My travel companions and I were stunned! Just a few days earlier, we'd had an extended and animated discussion of a book titled "The Sibling Society" by the poet Robert Bly that posits almost exactly the same theories about adulthood. In "The Sibling Society," Bly looks at modern culture through ancient fairy tales, even those we think we know well such as Jack and the Beanstalk. And these fairy tales, including the Beanstalk, take on an entirely different and more profound cast in Bly's exposition.
Bly concludes, as he did in his earlier bestseller "Iron John," that we are living in a self-destructive society in which the ancient rites of passage into adulthood have been lost. In this "sibling society," all sense of vertical hierarchy is gone. Horizontal sameness dominates. Society is filled with squabbling siblings who have grown into middle age and beyond suspended in a permanent state of adolescence. The young go begging as their fierce youthful rebellion is not met early on with an equally fierce response by principled adults trying to guide them into adulthood, a transition upon which the survival of the larger society depends.
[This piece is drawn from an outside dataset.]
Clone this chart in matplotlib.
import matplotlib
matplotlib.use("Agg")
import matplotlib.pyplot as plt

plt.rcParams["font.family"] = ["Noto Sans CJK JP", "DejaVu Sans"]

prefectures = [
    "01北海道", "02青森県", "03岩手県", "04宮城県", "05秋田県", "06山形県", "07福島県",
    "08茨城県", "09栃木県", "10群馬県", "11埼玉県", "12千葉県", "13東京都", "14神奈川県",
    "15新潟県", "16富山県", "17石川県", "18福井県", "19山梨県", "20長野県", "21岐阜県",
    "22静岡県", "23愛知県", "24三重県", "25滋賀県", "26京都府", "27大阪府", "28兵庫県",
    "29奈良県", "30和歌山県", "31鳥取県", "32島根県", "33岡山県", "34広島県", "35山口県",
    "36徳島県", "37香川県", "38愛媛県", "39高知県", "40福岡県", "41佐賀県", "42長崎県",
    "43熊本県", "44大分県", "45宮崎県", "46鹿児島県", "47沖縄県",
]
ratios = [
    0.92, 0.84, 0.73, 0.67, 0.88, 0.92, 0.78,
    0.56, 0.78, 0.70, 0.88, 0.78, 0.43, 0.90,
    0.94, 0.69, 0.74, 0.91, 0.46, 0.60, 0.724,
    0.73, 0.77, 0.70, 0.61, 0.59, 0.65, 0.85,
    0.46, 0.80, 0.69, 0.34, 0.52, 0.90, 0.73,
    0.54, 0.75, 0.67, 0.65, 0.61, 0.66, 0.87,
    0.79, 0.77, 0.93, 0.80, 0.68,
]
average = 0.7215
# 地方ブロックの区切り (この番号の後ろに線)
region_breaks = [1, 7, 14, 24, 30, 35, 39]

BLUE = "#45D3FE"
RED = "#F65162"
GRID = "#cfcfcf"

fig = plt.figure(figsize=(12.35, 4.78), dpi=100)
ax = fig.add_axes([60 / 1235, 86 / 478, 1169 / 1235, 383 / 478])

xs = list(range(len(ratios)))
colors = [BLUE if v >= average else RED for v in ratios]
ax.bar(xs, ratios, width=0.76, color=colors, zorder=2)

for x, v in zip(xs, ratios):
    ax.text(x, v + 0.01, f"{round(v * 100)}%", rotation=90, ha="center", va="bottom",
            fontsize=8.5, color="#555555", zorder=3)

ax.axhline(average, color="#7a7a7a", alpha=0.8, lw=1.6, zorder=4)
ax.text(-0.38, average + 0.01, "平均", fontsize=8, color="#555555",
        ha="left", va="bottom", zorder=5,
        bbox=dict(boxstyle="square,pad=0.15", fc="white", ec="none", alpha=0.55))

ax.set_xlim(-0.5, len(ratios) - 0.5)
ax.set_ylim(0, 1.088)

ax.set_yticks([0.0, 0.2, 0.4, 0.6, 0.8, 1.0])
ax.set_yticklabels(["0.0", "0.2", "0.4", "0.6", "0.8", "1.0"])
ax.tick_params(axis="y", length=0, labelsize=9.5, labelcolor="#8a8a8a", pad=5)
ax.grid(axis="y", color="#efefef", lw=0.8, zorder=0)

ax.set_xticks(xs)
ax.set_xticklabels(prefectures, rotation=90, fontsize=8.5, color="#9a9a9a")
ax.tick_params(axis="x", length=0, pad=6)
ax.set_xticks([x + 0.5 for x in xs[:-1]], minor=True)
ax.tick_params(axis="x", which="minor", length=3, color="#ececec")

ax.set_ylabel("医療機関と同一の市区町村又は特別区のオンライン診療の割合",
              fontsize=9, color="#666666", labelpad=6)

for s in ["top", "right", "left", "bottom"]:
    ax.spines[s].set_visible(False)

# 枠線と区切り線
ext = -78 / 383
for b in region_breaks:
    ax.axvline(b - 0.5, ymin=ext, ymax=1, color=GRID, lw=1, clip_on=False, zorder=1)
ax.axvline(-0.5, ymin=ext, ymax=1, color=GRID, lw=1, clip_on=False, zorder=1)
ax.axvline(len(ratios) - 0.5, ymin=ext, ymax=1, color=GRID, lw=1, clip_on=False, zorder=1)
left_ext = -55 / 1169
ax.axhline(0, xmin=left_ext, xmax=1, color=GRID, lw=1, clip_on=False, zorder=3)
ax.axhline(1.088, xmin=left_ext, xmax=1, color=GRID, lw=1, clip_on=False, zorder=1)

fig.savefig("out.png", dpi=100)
Bly's book, like Katia's philosophy, offers a bracing jolt of raw energy, but the book is also incredibly frustrating, never quite managing to weave its stream of provocative theories and ideas into a coherent critique or alternative. Bly, like Katia, offers brilliant and priceless flashes of much needed illumination. It is up to us to continue the inquiry.
But this night belonged to Katia. Even her take on the mummified niños was different and probably controversial. Katia had been part of the original MAAM team that worked on the mummies after they were brought down from the mountain, and she proferred the idea (widely shared among the people of the region) that the niños are still alive, are suspended in a cryogenic state with the original mountain air still in their lungs! She also shared stories about the many people she had met who had, like La Niña del Rayo, been struck by lighting and survived in a heightened state of awareness.
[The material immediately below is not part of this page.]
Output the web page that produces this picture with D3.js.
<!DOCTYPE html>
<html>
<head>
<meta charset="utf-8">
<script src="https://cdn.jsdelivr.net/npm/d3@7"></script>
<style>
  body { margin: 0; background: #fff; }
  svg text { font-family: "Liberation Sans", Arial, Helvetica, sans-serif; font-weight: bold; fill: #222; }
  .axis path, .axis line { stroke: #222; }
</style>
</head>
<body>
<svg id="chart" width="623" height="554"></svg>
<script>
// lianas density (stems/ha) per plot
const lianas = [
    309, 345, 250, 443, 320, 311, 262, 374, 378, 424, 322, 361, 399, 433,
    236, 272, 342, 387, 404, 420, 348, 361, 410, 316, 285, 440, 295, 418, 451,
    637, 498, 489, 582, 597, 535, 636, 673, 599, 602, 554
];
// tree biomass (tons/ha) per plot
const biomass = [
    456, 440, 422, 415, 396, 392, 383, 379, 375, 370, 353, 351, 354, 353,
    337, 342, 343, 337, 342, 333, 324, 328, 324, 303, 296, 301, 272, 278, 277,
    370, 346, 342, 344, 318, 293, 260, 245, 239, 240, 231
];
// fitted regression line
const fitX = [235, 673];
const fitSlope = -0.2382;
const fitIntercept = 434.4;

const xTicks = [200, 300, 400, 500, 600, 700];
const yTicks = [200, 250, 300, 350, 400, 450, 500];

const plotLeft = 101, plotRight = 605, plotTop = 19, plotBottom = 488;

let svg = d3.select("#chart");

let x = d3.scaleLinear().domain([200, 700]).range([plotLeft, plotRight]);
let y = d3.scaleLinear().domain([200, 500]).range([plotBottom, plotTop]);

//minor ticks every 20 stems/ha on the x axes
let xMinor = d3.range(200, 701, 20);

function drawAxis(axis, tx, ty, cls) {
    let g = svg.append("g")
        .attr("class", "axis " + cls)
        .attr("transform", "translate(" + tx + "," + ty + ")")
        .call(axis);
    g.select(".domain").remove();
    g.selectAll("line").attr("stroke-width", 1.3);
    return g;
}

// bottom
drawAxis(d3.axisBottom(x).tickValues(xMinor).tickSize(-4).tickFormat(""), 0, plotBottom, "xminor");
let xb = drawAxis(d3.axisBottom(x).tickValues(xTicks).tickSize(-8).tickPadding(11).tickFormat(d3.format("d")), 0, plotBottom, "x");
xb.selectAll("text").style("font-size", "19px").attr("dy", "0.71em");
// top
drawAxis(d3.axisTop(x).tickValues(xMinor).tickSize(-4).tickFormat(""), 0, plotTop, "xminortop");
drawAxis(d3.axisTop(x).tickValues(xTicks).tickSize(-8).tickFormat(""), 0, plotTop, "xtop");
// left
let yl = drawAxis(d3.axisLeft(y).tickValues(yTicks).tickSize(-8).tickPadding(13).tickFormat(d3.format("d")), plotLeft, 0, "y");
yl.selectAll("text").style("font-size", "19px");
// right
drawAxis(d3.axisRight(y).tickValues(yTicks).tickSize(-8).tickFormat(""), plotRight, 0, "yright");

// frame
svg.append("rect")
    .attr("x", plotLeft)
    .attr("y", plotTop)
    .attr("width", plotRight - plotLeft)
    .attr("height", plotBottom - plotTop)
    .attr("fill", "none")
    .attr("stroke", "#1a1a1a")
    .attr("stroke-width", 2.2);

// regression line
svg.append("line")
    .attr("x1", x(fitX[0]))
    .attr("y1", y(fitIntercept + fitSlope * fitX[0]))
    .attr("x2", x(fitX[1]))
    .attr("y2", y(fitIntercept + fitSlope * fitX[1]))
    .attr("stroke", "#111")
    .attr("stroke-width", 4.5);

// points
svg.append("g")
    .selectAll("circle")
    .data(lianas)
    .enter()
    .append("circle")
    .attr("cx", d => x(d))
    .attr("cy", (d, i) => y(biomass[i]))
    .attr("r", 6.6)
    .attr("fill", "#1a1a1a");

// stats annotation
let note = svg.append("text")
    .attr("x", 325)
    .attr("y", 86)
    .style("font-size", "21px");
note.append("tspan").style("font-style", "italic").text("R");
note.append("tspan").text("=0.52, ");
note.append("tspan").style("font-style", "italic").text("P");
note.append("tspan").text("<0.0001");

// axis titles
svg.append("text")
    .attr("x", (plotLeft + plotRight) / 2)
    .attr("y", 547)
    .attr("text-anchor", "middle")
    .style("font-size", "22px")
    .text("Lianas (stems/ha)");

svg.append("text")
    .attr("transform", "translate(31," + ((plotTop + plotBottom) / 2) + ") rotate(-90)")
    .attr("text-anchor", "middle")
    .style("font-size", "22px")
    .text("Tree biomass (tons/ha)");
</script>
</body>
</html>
Scientifically, the niños cannot still be alive, but Katia reflected the amazingly widespread belief among people of the region that they never should have been removed from the mountaintop, that we were disturbing forces that were best left undisturbed! We had heard numerous stories indicating that many people in the area attributed the torrential rains and floods that had delayed our trip to the removal of the niños.
Katia and Ruben loved Pan American Dreams, which they saw through the prism of their work. In their cosmology, my white hair became a "snowy peak" that signified "protection" and "wisdom," pretty high octane stuff, especially after a few glasses of vino tinto. In our discussion about why I was doing Pan American Dreams, I mentioned that I did not feel as if I had much choice, emphasizing with a bit of hyperbole that I felt about the same sense of single-minded mission as an ant or a bee. I also said that I wasn't sure why I had this obsession so strongly, wasn't quite sure what was happening to me, and Ruben said, "You are coming down from the head to the heart."
Bang! The snowy cerebral peaks are melting. Global warming? Hell, I don't know anything anymore, except that this project is the right thing to be doing. A re-evaluation, a re-thinking, a re-imagining of the idea of America is so important, is needed so urgently, I believe it is almost fated. This encounter simply reinforced the sense that popular conceptions of America are barely scratching the surface.
We reached an agreement to meet Katia and Ruben after our trip to the Puna in the village of Cachi, which Katia called the "energetic heart of the universe." We are going to film, and then participate in, their performance of a Quechuan language ritual to pachamama (mother earth).
The evening ended with Katia and Ruben tutoring us in a prolonged series of special symbolic embraces and hand clasps on the sidewalk in front of the parrilla and an invitation from Katia to join them for dinner at their home upon our return to Salta.